Surprise

You have got to give yourself the chance to be surprised.

Not because you are unprepared. Not because you had not thought about something enough. Not because someone is trying to get ahead of you. Not because you have lost the bigger picture.

Just because people are surprising, and you got to give them credit for it as well as allow yourself to feel positively about it, without feeling in any way diminished.

From within

We spend an incredible amount of time looking at others behaviour and trying to figure out what they think, when actually the largest impact comes from changing our own behaviour and the way we think.

Awareness starts from within. Don’t get distracted.

Giving mindset

In order to set your mind to giving, you have to rid yourself of the expectation to get something in return.

Of course, mixed motives will play a role. But it’s eternally unsatisfying to keep a ledger of what goes and what comes.

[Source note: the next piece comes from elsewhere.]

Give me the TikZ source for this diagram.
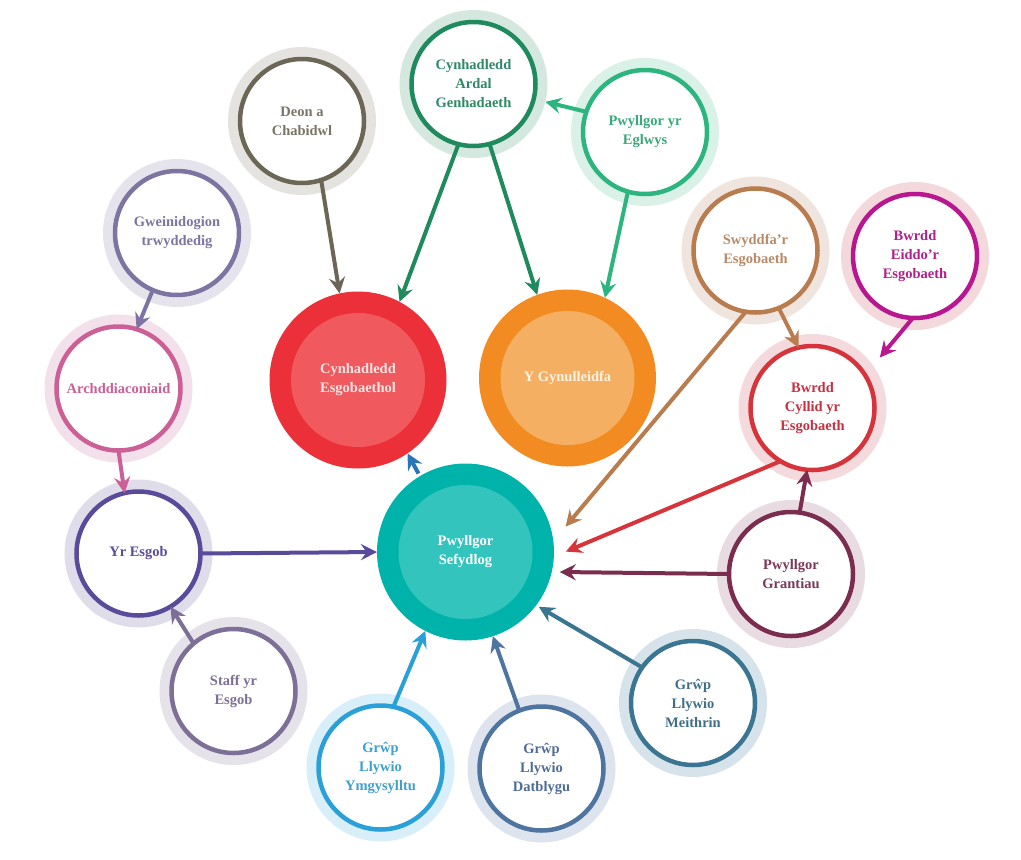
\documentclass[tikz,border=0pt]{standalone}
\usepackage{fontspec}
\setmainfont{Liberation Serif}
\usetikzlibrary{arrows.meta}
\definecolor{deonR}{HTML}{6B6656}\definecolor{deonH}{HTML}{E4E3DF}\definecolor{deonT}{HTML}{7A7566}
\definecolor{ardalR}{HTML}{1E8A5E}\definecolor{ardalH}{HTML}{D5E8E0}\definecolor{ardalT}{HTML}{2E8A66}
\definecolor{eglR}{HTML}{2DB57F}\definecolor{eglH}{HTML}{D9F1E7}\definecolor{eglT}{HTML}{3AA87A}
\definecolor{swyR}{HTML}{B87C4F}\definecolor{swyH}{HTML}{EFE4DE}\definecolor{swyT}{HTML}{B98A66}
\definecolor{eidR}{HTML}{B8178F}\definecolor{eidH}{HTML}{F3D8DC}\definecolor{eidT}{HTML}{B0208A}
\definecolor{cylR}{HTML}{D6343A}\definecolor{cylH}{HTML}{F5DADD}\definecolor{cylT}{HTML}{C83040}
\definecolor{graR}{HTML}{7B2D4F}\definecolor{graH}{HTML}{E9DBE2}\definecolor{graT}{HTML}{7B3858}
\definecolor{meiR}{HTML}{3A7592}\definecolor{meiH}{HTML}{D7E3EA}\definecolor{meiT}{HTML}{3F6F88}
\definecolor{datR}{HTML}{4F74A0}\definecolor{datH}{HTML}{DDE4ED}\definecolor{datT}{HTML}{4F6C96}
\definecolor{ymgR}{HTML}{2AA0D8}\definecolor{ymgH}{HTML}{D8EEF8}\definecolor{ymgT}{HTML}{3FA0CF}
\definecolor{staR}{HTML}{7D6F95}\definecolor{staH}{HTML}{E5E2EA}\definecolor{staT}{HTML}{7D6F95}
\definecolor{esgR}{HTML}{5A4A9A}\definecolor{esgH}{HTML}{E0DDEB}\definecolor{esgT}{HTML}{5A4C98}
\definecolor{arcR}{HTML}{CC5F95}\definecolor{arcH}{HTML}{F2E1EB}\definecolor{arcT}{HTML}{CC5F95}
\definecolor{gweR}{HTML}{7E74A2}\definecolor{gweH}{HTML}{E5E3EC}\definecolor{gweT}{HTML}{7E74A2}
\definecolor{cesO}{HTML}{EC3039}\definecolor{cesI}{HTML}{F0595D}\definecolor{cesT}{HTML}{FBE4E4}
\definecolor{gynO}{HTML}{F28C22}\definecolor{gynI}{HTML}{F5AF62}\definecolor{gynT}{HTML}{FDF2E4}
\definecolor{sefO}{HTML}{00B3AA}\definecolor{sefI}{HTML}{33C4BD}\definecolor{sefT}{HTML}{FFFFFF}
\definecolor{blueA}{HTML}{2A74B8}
\begin{document}
\begin{tikzpicture}[x=1pt,y=-1pt,
  lbl/.style={align=center, font=\bfseries\fontsize{14.5}{19}\selectfont},
  ringnode/.style n args={3}{lbl, circle, minimum size=124pt, inner sep=0pt, outer sep=0pt,
     fill=white, draw=#1, line width=4.5pt, text=#3, preaction={draw=#2, line width=24pt}},
  bignode/.style n args={3}{lbl, circle, minimum size=177pt, inner sep=0pt, outer sep=0pt,
     fill=#1, text=#3, path picture={\fill[#2] (path picture bounding box.center) circle (67pt);}},
  conn/.style={line width=4pt, -{Stealth[length=16pt,width=16pt,inset=5.5pt]}},
]
\useasboundingbox (0,0) rectangle (1021,860);
% central filled circles
\node[bignode={cesO}{cesI}{cesT}] (ces) at (358,380) {Cynhadledd\\Esgobaethol};
\node[bignode={gynO}{gynI}{gynT}] (gyn) at (567.5,378) {Y Gynulleidfa};
\node[bignode={sefO}{sefI}{sefT}] (sef) at (465.5,552) {Pwyllgor\\Sefydlog};
% ring nodes
\node[ringnode={deonR}{deonH}{deonT}] (deon) at (302,121) {Deon a\\Chabidwl};
\node[ringnode={ardalR}{ardalH}{ardalT}] (ardal) at (473.5,84) {Cynhadledd\\Ardal\\Genhadaeth};
\node[ringnode={eglR}{eglH}{eglT}] (egl) at (645,132) {Pwyllgor yr\\Eglwys};
\node[ringnode={swyR}{swyH}{swyT}] (swy) at (755.5,250.5) {Swyddfa’r\\Esgobaeth};
\node[ringnode={eidR}{eidH}{eidT}] (eid) at (915,256) {Bwrdd\\Eiddo’r\\Esgobaeth};
\node[ringnode={cylR}{cylH}{cylT}] (cyl) at (812.5,408) {Bwrdd\\Cyllid yr\\Esgobaeth};
\node[ringnode={graR}{graH}{graT}] (gra) at (791,574) {Pwyllgor\\Grantiau};
\node[ringnode={meiR}{meiH}{meiT}] (mei) at (693,703) {Grŵp\\Llywio\\Meithrin};
\node[ringnode={datR}{datH}{datT}] (dat) at (541.5,768.5) {Grŵp\\Llywio\\Datblygu};
\node[ringnode={ymgR}{ymgH}{ymgT}] (ymg) at (380.5,767.5) {Grŵp\\Llywio\\Ymgysylltu};
\node[ringnode={staR}{staH}{staT}] (sta) at (233.5,691) {Staff yr\\Esgob};
\node[ringnode={esgR}{esgH}{esgT}] (esg) at (138.5,553.5) {Yr Esgob};
\node[ringnode={arcR}{arcH}{arcT}] (arc) at (118.5,388.5) {Archddiaconiaid};
\node[ringnode={gweR}{gweH}{gweT}] (gwe) at (177,233) {Gweinidogion\\trwyddedig};
% connectors
\draw[conn, draw=deonR, fill=deonR] (deon.-72) -- (ces.102);
\draw[conn, draw=ardalR, fill=ardalR] (ardal.-104) -- (ces.62);
\draw[conn, draw=ardalR, fill=ardalR] (ardal.-75) -- (gyn.110);
\draw[conn, draw=eglR, fill=eglR, shorten >=12pt] (egl.161) -- (ardal.-14);
\draw[conn, draw=eglR, fill=eglR] (egl.-106) -- (gyn.65);
\draw[conn, draw=swyR, fill=swyR] (swy.-68) -- (cyl.103);
\draw[conn, draw=swyR, fill=swyR, shorten >=19pt] (swy.-99.5) -- (sef.7.5);
\draw[conn, draw=eidR, fill=eidR, shorten >=23pt] (eid.-92) -- (cyl.32);
\draw[conn, draw=cylR, fill=cylR, shorten >=13pt] (cyl.-121) -- (sef.-3.4);
\draw[conn, draw=graR, fill=graR] (gra.82) -- (cyl.-95);
\draw[conn, draw=graR, fill=graR, shorten >=8pt] (gra.west) -- (sef.-13.5);
\draw[conn, draw=meiR, fill=meiR, shorten >=3pt] (mei.145) -- (sef.-37.7);
\draw[conn, draw=datR, fill=datR] (dat.111) -- (sef.-72);
\draw[conn, draw=ymgR, fill=ymgR] (ymg.78) -- (sef.-117);
\draw[conn, draw=blueA, fill=blueA, shorten <=3pt] (sef.121) -- (ces.-56);
\draw[conn, draw=esgR, fill=esgR] (esg.east) -- (sef.west);
\draw[conn, draw=staR, fill=staR] (sta.130) -- (esg.-59);
\draw[conn, draw=gweR, fill=gweR] (gwe.-113) -- (arc.73);
\draw[conn, draw=arcR, fill=arcR] (arc.-90) -- (esg.103);
\end{tikzpicture}
\end{document}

Give freely and you will be ready to welcome any reward.

Finding meaning

We can’t keep assessing productivity in terms of quantity.

The amount of emails we reply to.

The number of meetings we have scheduled.

How many conversations we are in.

How late we are leaving from work.

The quantity of leads, presentations, or projects we deliver.

Productivity needs to be a function of a goal we set and of the actions we take towards that goal.

If within a measure of work (an hour, a day, a week) we complete something that takes us closer to the goal, that’s where we find meaning.

The rest is just a poor proxy. Just faked busyness.

Try

Tomorrow you can try to:

  • Avoid an argument
  • Let go of an opinion that’s causing friction with colleagues
  • Close a project that’s not delivering results
  • Tell somebody they are right (and perhaps you are wrong)
  • Give away an idea that you know you will never have the resources to implement
  • Not indulge in a habit that’s consuming your time
  • Leave the mobile phone in the other room
  • Reply to messages only at dedicated times
  • Stop working at 2pm
  • Compliment something that they have achieved
  • Say that you are sorry about something that’s causing bad feelings

If you do, take note of how it is. And if it is good, try to do it the day after as well. Perhaps try to add another one from the list, or from your list. Expand from there.